Task details: Return precisely the span of lines from the top of the material below to the line containing "plt.rcParams['font.family'] = ['DejaVu", both included. Pictures are excluded.

Stored data:
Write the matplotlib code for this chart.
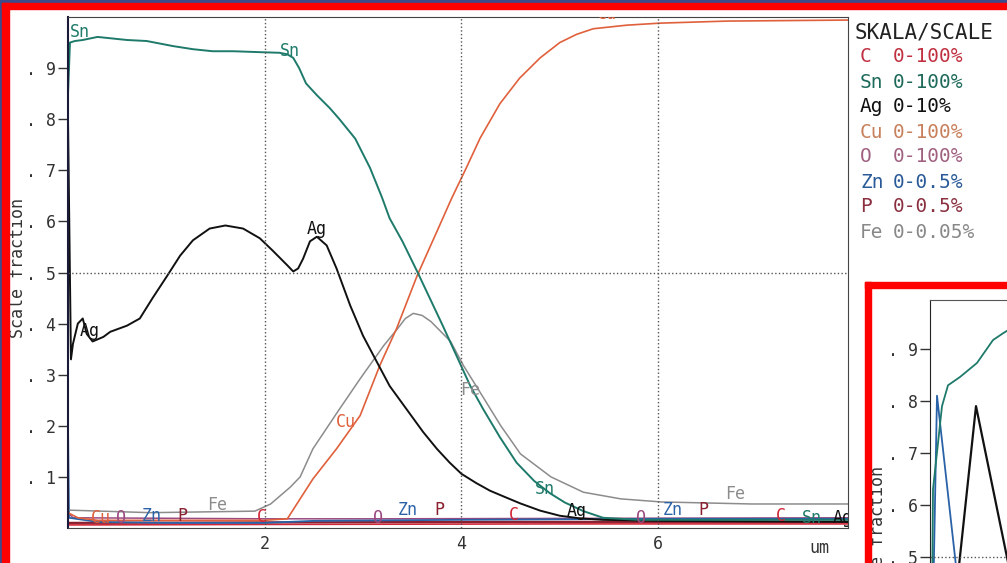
import numpy as np
import matplotlib.pyplot as plt
from matplotlib.patches import Rectangle

plt.rcParams['font.family'] = ['DejaVu Sans Mono', 'DejaVu Sans']

# --- depth profile data (x in um, y in scale fraction) ---
sn_x = [0.0, 0.02, 0.07, 0.15, 0.30, 0.60, 0.80, 1.07, 1.27, 1.47, 1.68, 1.98, 2.15, 2.23, 2.29, 2.35,
        2.42, 2.53, 2.66, 2.76, 2.92, 3.07, 3.19, 3.27, 3.40, 3.55, 3.68, 3.81, 3.95, 4.09, 4.22, 4.39,
        4.56, 4.74, 4.9, 5.05, 5.24, 5.44, 5.8, 6.5, 7.93]
sn_y = [0.85, 0.95, 0.953, 0.955, 0.961, 0.955, 0.953, 0.943, 0.937, 0.933, 0.933, 0.931, 0.93, 0.927,
        0.92, 0.90, 0.87, 0.847, 0.822, 0.80, 0.762, 0.705, 0.648, 0.606, 0.561, 0.502, 0.449, 0.396,
        0.337, 0.278, 0.233, 0.178, 0.128, 0.092, 0.068, 0.050, 0.033, 0.020, 0.016, 0.016, 0.016]

ag_x = [0.0, 0.03, 0.05, 0.10, 0.15, 0.19, 0.25, 0.36, 0.43, 0.60, 0.73, 0.86, 1.01, 1.14, 1.27, 1.44, 1.60,
        1.78, 1.95, 2.08, 2.23, 2.29, 2.34, 2.39, 2.46, 2.53, 2.63, 2.73, 2.87, 3.00, 3.14, 3.27, 3.44,
        3.61, 3.75, 3.88, 4.0, 4.15, 4.29, 4.45, 4.6, 4.8, 5.0, 5.2, 5.44, 6.0, 7.93]
ag_y = [0.80, 0.33, 0.36, 0.40, 0.41, 0.38, 0.365, 0.374, 0.384, 0.396, 0.41, 0.45, 0.494, 0.533, 0.563,
        0.586, 0.592, 0.586, 0.567, 0.543, 0.514, 0.502, 0.508, 0.527, 0.561, 0.57, 0.553, 0.508, 0.435,
        0.376, 0.325, 0.278, 0.233, 0.188, 0.155, 0.128, 0.106, 0.088, 0.073, 0.06, 0.048, 0.034, 0.024,
        0.019, 0.016, 0.014, 0.012]

cu_x = [0.0, 0.1, 0.3, 2.0, 2.15, 2.23, 2.36, 2.49, 2.73, 2.97, 3.17, 3.34, 3.55, 3.75, 3.90, 4.05, 4.19,
        4.39, 4.59, 4.80, 5.0, 5.17, 5.34, 5.68, 6.02, 6.7, 7.93]
cu_y = [0.03, 0.02, 0.015, 0.015, 0.017, 0.018, 0.057, 0.096, 0.155, 0.22, 0.318, 0.39, 0.494, 0.58,
        0.645, 0.705, 0.763, 0.83, 0.88, 0.92, 0.95, 0.966, 0.977, 0.984, 0.988, 0.992, 0.994]

fe_x = [0.0, 0.84, 1.90, 2.06, 2.26, 2.36, 2.49, 2.74, 2.97, 3.21, 3.35, 3.43, 3.51, 3.60, 3.69, 3.89,
        4.02, 4.23, 4.40, 4.60, 4.91, 5.24, 5.62, 6.03, 6.95, 7.93]
fe_y = [0.035, 0.03, 0.033, 0.047, 0.080, 0.10, 0.155, 0.227, 0.292, 0.357, 0.39, 0.41, 0.42, 0.416,
        0.404, 0.365, 0.318, 0.253, 0.20, 0.145, 0.10, 0.07, 0.057, 0.051, 0.047, 0.047]

zn_x = [0.0, 0.01, 0.3, 1.0, 2.0, 2.5, 4.0, 6.0, 7.93]
zn_y = [0.20, 0.02, 0.012, 0.010, 0.010, 0.014, 0.016, 0.018, 0.018]

o_x = [0.0, 0.05, 2.0, 3.2, 7.93]
o_y = [0.03, 0.02, 0.018, 0.018, 0.02]

p_x = [0.0, 2.0, 4.5, 7.93]
p_y = [0.010, 0.011, 0.012, 0.012]

c_x = [0.0, 2.0, 5.0, 7.93]
c_y = [0.006, 0.007, 0.008, 0.008]

# element labels written along the curves
labels = [
    (0.02, 0.97, 'Sn', 'sn', 'left'), (2.26, 0.933, 'Sn', 'sn', 'center'), (4.85, 0.076, 'Sn', 'sn', 'center'),
    (7.56, 0.02, 'Sn', 'sn', 'center'),
    (0.22, 0.386, 'Ag', 'ag', 'center'), (2.53, 0.585, 'Ag', 'ag', 'center'), (5.17, 0.033, 'Ag', 'ag', 'center'),
    (7.77, 0.02, 'Ag', 'ag', 'left'),
    (5.48, 1.005, 'Cu', 'cu', 'center'), (2.83, 0.207, 'Cu', 'cu', 'center'), (0.33, 0.02, 'Cu', 'cu', 'center'),
    (0.54, 0.02, 'O', 'o', 'center'), (3.15, 0.02, 'O', 'o', 'center'), (5.83, 0.02, 'O', 'o', 'center'),
    (0.85, 0.023, 'Zn', 'zn', 'center'), (3.45, 0.035, 'Zn', 'zn', 'center'), (6.15, 0.035, 'Zn', 'zn', 'center'),
    (1.16, 0.023, 'P', 'p', 'center'), (3.78, 0.035, 'P', 'p', 'center'), (6.46, 0.035, 'P', 'p', 'center'),
    (1.52, 0.045, 'Fe', 'fe', 'center'), (4.09, 0.27, 'Fe', 'fe', 'center'), (6.78, 0.067, 'Fe', 'fe', 'center'),
    (1.97, 0.022, 'C', 'c', 'center'), (4.53, 0.025, 'C', 'c', 'center'), (7.25, 0.023, 'C', 'c', 'center'),
]

scale_elems = ['C', 'Sn', 'Ag', 'Cu', 'O', 'Zn', 'P', 'Fe']
scale_ranges = ['0-100%', '0-100%', '0-10%', '0-100%', '0-100%', '0-0.5%', '0-0.5%', '0-0.05%']

# inset (zoom of the surface region)
ins_sn_x = [0.1, 0.15, 0.6, 0.9, 1.5, 2.35, 3.15, 3.65, 4.5]
ins_sn_y = [0.4, 0.63, 0.79, 0.83, 0.846, 0.873, 0.917, 0.93, 0.95]
ins_zn_x = [0.15, 0.35, 1.54]
ins_zn_y = [0.4, 0.81, 0.4]
ins_ag_x = [1.22, 2.3, 4.38]
ins_ag_y = [0.4, 0.79, 0.4]

colors = {'sn': '#1e7a6a', 'ag': '#111111', 'cu': '#e0603c', 'fe': '#8c8c8c',
          'zn': '#2a62a8', 'o': '#9a4a80', 'p': '#8a2030', 'c': '#d02838'}
legend_colors = ['#c03040', '#1e6a5a', '#111111', '#c8805c', '#a06080', '#2a5a98', '#8a3040', '#888888']

W, H = 1007, 563
fig = plt.figure(figsize=(W / 100, H / 100), dpi=100)
fig.patch.set_facecolor('white')

ax = fig.add_axes([68 / W, (H - 528) / H, 780 / W, 511 / H])
ax.plot(c_x, c_y, color=colors['c'], lw=1.2)
ax.plot(p_x, p_y, color=colors['p'], lw=1.6)
ax.plot(o_x, o_y, color=colors['o'], lw=1.1)
ax.plot(zn_x, zn_y, color=colors['zn'], lw=1.3)
ax.plot(fe_x, fe_y, color=colors['fe'], lw=1.1)
ax.plot(cu_x, cu_y, color=colors['cu'], lw=1.2)
ax.plot(ag_x, ag_y, color=colors['ag'], lw=1.4)
ax.plot(sn_x, sn_y, color=colors['sn'], lw=1.4)

for x, y, t, key, ha in labels:
    ax.text(x, y, t, color=colors[key], fontsize=12, ha=ha, va='center', clip_on=True)

ax.set_xlim(0, 7.93)
ax.set_ylim(0, 1.0)
ax.set_xticks([2, 4, 6])
ax.set_xticklabels(['2', '4', '6'], fontsize=12, color='#333333')
ax.tick_params(axis='x', length=0, pad=5)
yt = [0.1, 0.2, 0.3, 0.4, 0.5, 0.6, 0.7, 0.8, 0.9]
ax.set_yticks(yt)
ax.set_yticklabels(['. %d' % round(v * 10) for v in yt], fontsize=12, color='#333333')
ax.tick_params(axis='y', length=7, width=1, color='#333333', pad=2)
for v in [2, 4, 6]:
    ax.axvline(v, color='#555555', ls=':', lw=1)
ax.axhline(0.5, color='#555555', ls=':', lw=1)
for s in ax.spines.values():
    s.set_color('#444444')
ax.spines['left'].set_color('#1a1a3a')
ax.spines['left'].set_linewidth(1.5)
ax.text(7.64, -0.022, 'um', ha='center', va='top', fontsize=12, color='#333333')
fig.text(18 / W, (H - 268) / H, 'Scale fraction', rotation=90, ha='center', va='center',
         fontsize=12, color='#333333')

# scale legend on the right
fig.text(855 / W, (H - 32) / H, 'SKALA/SCALE', fontsize=15, color='#222222', va='center')
for i, (el, rng) in enumerate(zip(scale_elems, scale_ranges)):
    yy = (H - (57 + i * 25)) / H
    fig.text(860 / W, yy, el, fontsize=14, color=legend_colors[i], va='center')
    fig.text(893 / W, yy, rng, fontsize=14, color=legend_colors[i], va='center')

# frame decorations
fig.patches.append(Rectangle((0, (H - 3) / H), 1, 3 / H, transform=fig.transFigure,
                             color='#3b4b8c', zorder=10))
fig.patches.append(Rectangle((0, 0), 2 / W, 1, transform=fig.transFigure, color='#3b4b8c', zorder=10))
fig.patches.append(Rectangle((2 / W, (H - 9) / H), 1, 6 / H, transform=fig.transFigure,
                             color='#ff0000', zorder=10))
fig.patches.append(Rectangle((2 / W, 0), 7 / W, (H - 3) / H, transform=fig.transFigure,
                             color='#ff0000', zorder=10))
fig.patches.append(Rectangle((865 / W, 0), 6 / W, (H - 282) / H, transform=fig.transFigure,
                             color='#ff0000', zorder=10))
fig.patches.append(Rectangle((865 / W, (H - 288) / H), 1, 6 / H, transform=fig.transFigure,
                             color='#ff0000', zorder=10))

# inset
ax2 = fig.add_axes([930 / W, (H - 609) / H, 200 / W, 309 / H])
ax2.plot(ins_zn_x, ins_zn_y, color=colors['zn'], lw=1.3)
ax2.plot(ins_sn_x, ins_sn_y, color=colors['sn'], lw=1.3)
ax2.plot(ins_ag_x, ins_ag_y, color=colors['ag'], lw=1.6)
ax2.set_xlim(0, 10)
ax2.set_ylim(0.4, 0.994)
ax2.set_xticks([])
it = [0.5, 0.6, 0.7, 0.8, 0.9]
ax2.set_yticks(it)
ax2.set_yticklabels(['. %d' % round(v * 10) for v in it], fontsize=12, color='#333333')
ax2.tick_params(axis='y', length=7, width=1, color='#333333', pad=2)
ax2.axhline(0.5, color='#555555', ls=':', lw=1)
for s in ax2.spines.values():
    s.set_color('#555555')
ax2.spines['left'].set_color('#222222')
fig.text(878 / W, (H - 466) / H, 'Scale fraction', rotation=90, ha='center', va='top',
         fontsize=12, color='#333333')

fig.savefig('out.png', dpi=100)
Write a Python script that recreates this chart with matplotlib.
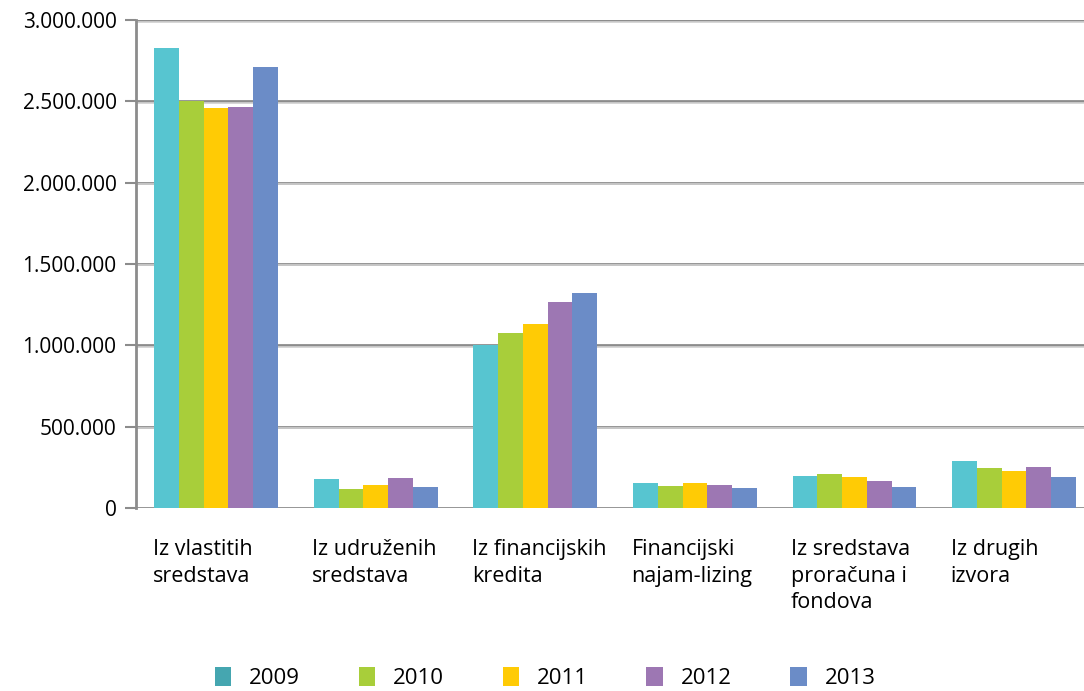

Exercise solution:
Write the matplotlib code for this chart.
import numpy as np
import matplotlib.pyplot as plt
from matplotlib.patches import Rectangle

plt.rcParams['font.family'] = ['DejaVu Sans Mono', 'DejaVu Sans']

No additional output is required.